Voorwaarts!’ is the first album from Dutch martial ambient project Striider. The sonic aesthetic presented within is a finely crafted and compelling addition to its genre. All of the hallmarks of the militaria are presented without sounding like clichés; historical samples melt into oppressive ambience while digital planes are dropping analog bombs on our ears and an almost absurd marching band is madcap stepping to its doom in the distance. The artist aptly describes his project with these words “Striider is trying to recreate the atmosphere of war. That’s why you will hear lots of battle noise and speeches and other stuff that will take you back to the haunting moments of war.” I cannot imagine anyone not channelling World War Two when listening to this album.
The short and intense opener ‘Cassus Belli’ sets the martial tone and sentiment with sounds of a practice rifle drill being performed followed by a marching band thumping away underneath sampled vocals.
Track two, D.A.K., opens with a lengthy militaristic spoken word sample set over murky and ominous longtones mixed in atonal low register clusters. Soon another sample in a different language follows and is backed with the same dark impenetrable electronics which continue after the sample ends and is replaced by crowd noise is that is barely discernible as such, the listener only intuits this sound through the vague feeling of unease and high energy instilled by even hearing a large group. The ominous, foreboding deep atonalities are occasionally punctuated with tight snare rolls, and a men’s choir can be heard for a moment towards the end. The song ends with a sample of a man intoning an apocalyptic vision “…and that will lead to the end of *unintelligible* ‘in Africa.”
The opening of ‘Modder en Bloed’ immediately recalls to mind the Current 93 track ‘After Tomorrow’ from album ‘Crooked Crosses For The Nodding God’ (you know the one – Boyd Rice is prattling on about the apocalypse over Current 93 style calliope music), with a circus march being played underneath spoken word. This is followed by martial ambience consisting of soaring treble synthesizer lines and doom-metal-slow tympani interrupted with vocal samples. Sudden and unexpectedly everything collapses into a single high pitched tone that reminds me of microwave radiation tones, which builds into a harsh noisy atmosphere. The track ends with the same demented carnival music as with which it began.

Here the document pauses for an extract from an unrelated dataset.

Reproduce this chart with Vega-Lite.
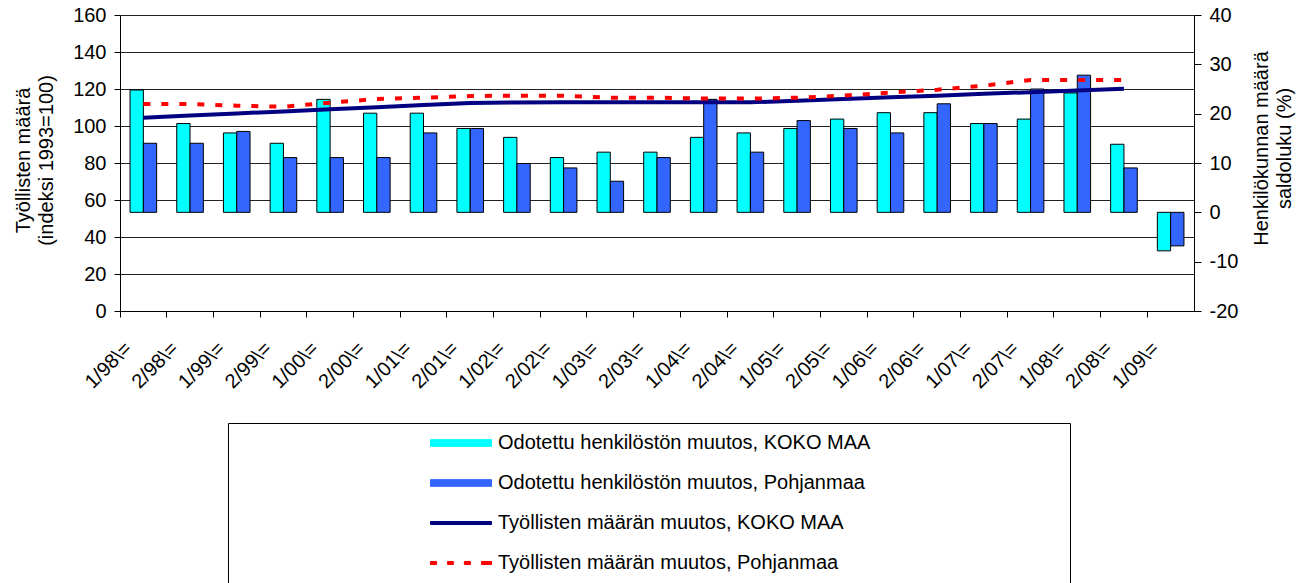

Track eight, ‘Ostfront’ opens with vocal samples over dark ambience that slowly builds in volume. Abruptly static is layered into the thick, grueling murk with and historical samples in multiple languages can be heard fading in and out of the mix like unexplained lights in the sky. This track has a very empty feeling to it, evocative of war seized, urban, deadland no-go-zones. At about the halfway mark a very minimal and impressionistic piano croaks out a fragment of irrational and out of place melody. This accidental eye of the storm is soon almost immediately broken by the dark and ominous rumbling of bottom octave ambience occaisionally interrupted with vocal samples appearing like ghosts before disappearing back into their ether. Approximately one minute from the end the thick lower spectrum sounds fade out for brief moment of relief just to come back in just as strong and overwhelming as before. The track ends with an accordion playing a slow and pensive melody underneath spoken word.
Once again I have to say this album is a fine piece of craftsmanship and balance. Thanks for the challenging listen, I am terribly excited to hear what future contributions Striider will offer. Highly recommended for the connoisseur of military musicks in particular and high quality experimental music in general.